Angelo Rizzuto

Angelo A. Rizzuto (born Deadwood, South Dakota, 1906; died New York City, 1967) was an American photographer who worked in Manhattan from 1952 until his death. His street photography opus of 60,000 images lay in file cabinets unviewed until 2001.

Little is known of Rizzuto's life. He grew up in Omaha, Nebraska, and graduated from Wittenberg College in Ohio in 1931. He attended Harvard Law School in mid-1930s. His father had a successful construction business, but when the father died Rizzuto and his brothers fought over the estate, which drove Rizzuto to a suicide attempt. After drifting around the country and working odd jobs, he settled in Manhattan.

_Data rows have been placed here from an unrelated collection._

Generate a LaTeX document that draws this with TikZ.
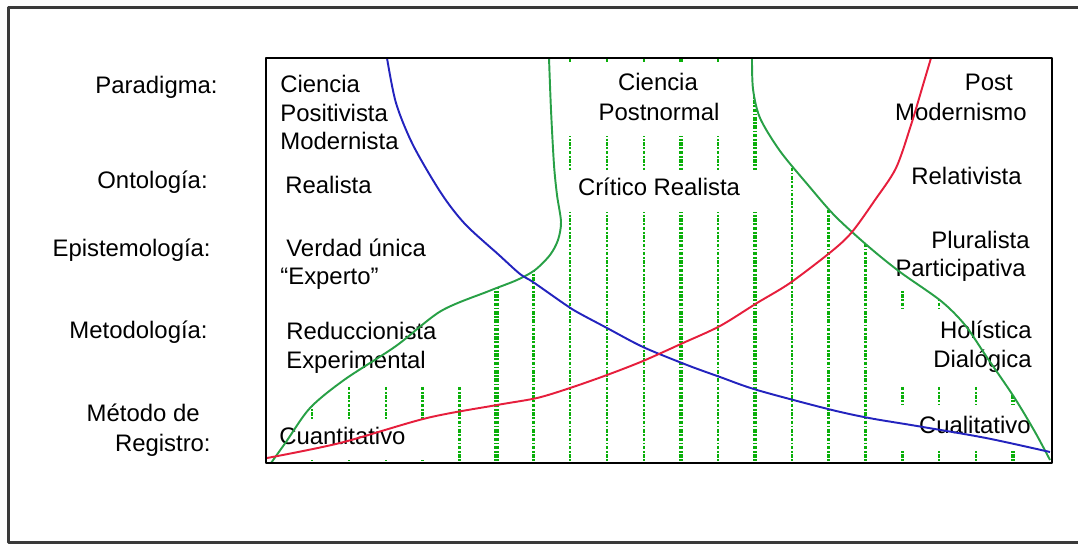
\documentclass[tikz,border=0pt]{standalone}
\usepackage{fontspec}
\setmainfont{Liberation Sans}
\definecolor{framegray}{RGB}{58,58,58}
\definecolor{dotgreen}{RGB}{10,175,10}
\definecolor{curvegreen}{RGB}{40,160,70}
\definecolor{curveblue}{RGB}{35,35,190}
\definecolor{curvered}{RGB}{230,30,60}
\begin{document}
\begin{tikzpicture}[x=0.02cm,y=-0.02cm,line join=round,
  lab/.style={inner sep=0pt,font=\fontsize{13.6}{16}\selectfont},
  vline/.style={dotgreen,dash pattern=on 2pt off 0.9pt on 1pt off 0.9pt},
  curve/.style={line width=1.1pt}]
\useasboundingbox (0,0) rectangle (1078,544);
\draw[framegray,line width=1.7pt](1078,7.5)--(8.5,7.5)--(8.5,542.5)--(1078,542.5);

% dotted band between the two green curves
\begin{scope}
\clip plot[smooth] coordinates {(271,463) (286,442) (310,408) (344,380) (396,346) (441,311) (489,291) (517,280) (535,270) (550,255) (558,240) (561,222) (557,195) (554,165) (551,110) (549,58)}
  -- plot[smooth] coordinates {(752,58) (753,89) (760,118) (780,151) (808,185) (835,216) (869,247) (900,272) (941,301) (965,325) (986,356) (1014,397) (1035,432) (1050,460)}
  -- (1052,463) -- cycle;
\foreach \k/\w in {0/1.3,1/1.3,2/1.3,3/2,4/1.3,5/2.6,6/1.3,7/1.3,8/1.3,9/1.3,
                   10/2.6,11/1.3,12/2.6,13/1.3,14/2,15/1.3,16/1.3,17/1.3,18/1.3,19/2}
  \draw[vline,line width=\w pt]({312+36.9*\k},58)--({312+36.9*\k},463);
\end{scope}

% white boxes behind the texts
\fill[white](565,63) rectangle (745,136);
\fill[white](562,170) rectangle (765,212);
\fill[white](268,300) rectangle (478,385);
\fill[white](268,419) rectangle (442,460);
\fill[white](885,225) rectangle (1048,289);
\fill[white](895,311) rectangle (1048,385);
\fill[white](895,405) rectangle (1048,450);

% row titles
\node[lab,anchor=base east] (para) at (218,93) {Paradigma:};
\node[lab,anchor=base east] (onto) at (208,188) {Ontología:};
\node[lab,anchor=base east] (epis) at (211,256) {Epistemología:};
\node[lab,anchor=base east] (meto) at (208,338) {Metodología:};
\node[lab,anchor=base east] (reg1) at (200,421) {Método de};
\node[lab,anchor=base east] (reg2) at (211,451) {Registro:};

% left column
\node[lab,anchor=base west] (pos1) at (280,92) {Ciencia};
\node[lab,anchor=base west] (pos2) at (280,121) {Positivista};
\node[lab,anchor=base west] (pos3) at (280,150) {Modernista};
\node[lab,anchor=base west] (real) at (285,193) {Realista};
\node[lab,anchor=base west] (ver1) at (286,256) {Verdad única};
\node[lab,anchor=base west] (ver2) at (280,284) {“Experto”};
\node[lab,anchor=base west] (red1) at (286,339) {Reduccionista};
\node[lab,anchor=base west] (red2) at (286,368) {Experimental};
\node[lab,anchor=base west] (cuan) at (279,444) {Cuantitativo};

% middle column
\node[lab,anchor=base] (pn1) at (658,91) {Ciencia};
\node[lab,anchor=base] (pn2) at (659,120) {Postnormal};
\node[lab,anchor=base] (crit) at (659,195) {Crítico Realista};

% right column
\node[lab,anchor=base east] (pm1) at (1013,91) {Post};
\node[lab,anchor=base east] (pm2) at (1027,120) {Modernismo};
\node[lab,anchor=base east] (rela) at (1022,184) {Relativista};
\node[lab,anchor=base east] (plu1) at (1030,248) {Pluralista};
\node[lab,anchor=base east] (plu2) at (1026,276) {Participativa};
\node[lab,anchor=base east] (hol1) at (1032,338) {Holística};
\node[lab,anchor=base east] (hol2) at (1032,367) {Dialógica};
\node[lab,anchor=base east] (cual) at (1031,433) {Cualitativo};

% curves
\draw[curve,curvegreen] plot[smooth] coordinates {(271,463) (286,442) (310,408) (344,380) (396,346) (441,311) (489,291) (517,280) (535,270) (550,255) (558,240) (561,222) (557,195) (554,165) (551,110) (549,58)};
\draw[curve,curvegreen] plot[smooth] coordinates {(752,58) (753,89) (760,118) (780,151) (808,185) (835,216) (869,247) (900,272) (941,301) (965,325) (986,356) (1014,397) (1035,432) (1050,460)};
\draw[curve,curveblue] plot[smooth] coordinates {(387,58) (396,103) (413,145) (441,193) (465,224) (499,255) (520,274) (533,282) (563,303) (577,312) (607,328) (643,347) (687,365) (720,377) (757,390) (828,409) (869,418) (917,426) (986,438) (1050,452)};
\draw[curve,curvered] plot[smooth] coordinates {(267,458) (340,443) (427,418) (497,405) (537,398) (570,388) (607,375) (643,361) (683,343) (720,326) (757,303) (790,283) (832,251) (852,232) (875,200) (896,168) (911,125) (923,85) (931,58)};

\draw[line width=1.4pt](266,58) rectangle (1052,463);
\end{tikzpicture}
\end{document}
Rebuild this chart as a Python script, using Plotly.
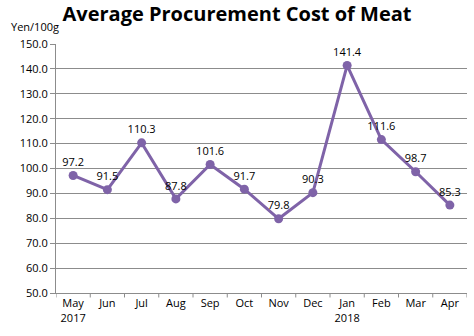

For many years he was psychiatrically unfit, variously tormented by the belief that he was the victim of a global conspiracy of communists, perverts and Jews.

Every day at 2 p.m. between May 1952 and June 1964, Rizzuto would venture out with a camera to record images for what was to be a vast encyclopedic kaleidoscope of Manhattan, a book to be called Little Old New York.

Rizzuto photographed New York's inhabitants and ended every roll of film with a portrait of himself. His images include cityscapes, compassionate photographs of children and confrontational pictures of angry women, along with anguished self-portraits.

Before he died, knowing that he would not live to see his intention realized, Rizzuto bequeathed 60,000 photographs and $50,000 to the Library of Congress, where they languished until photo historian Michael Lesy discovered and compiled them into book form entitled Angel’s World: The New York Photographs of Angelo Rizzuto.

Except for Lesy's book, Rizzuto's work is largely unknown. His collection of 60,000 images in the Library of Congress is still unprocessed by library staff and is not available online.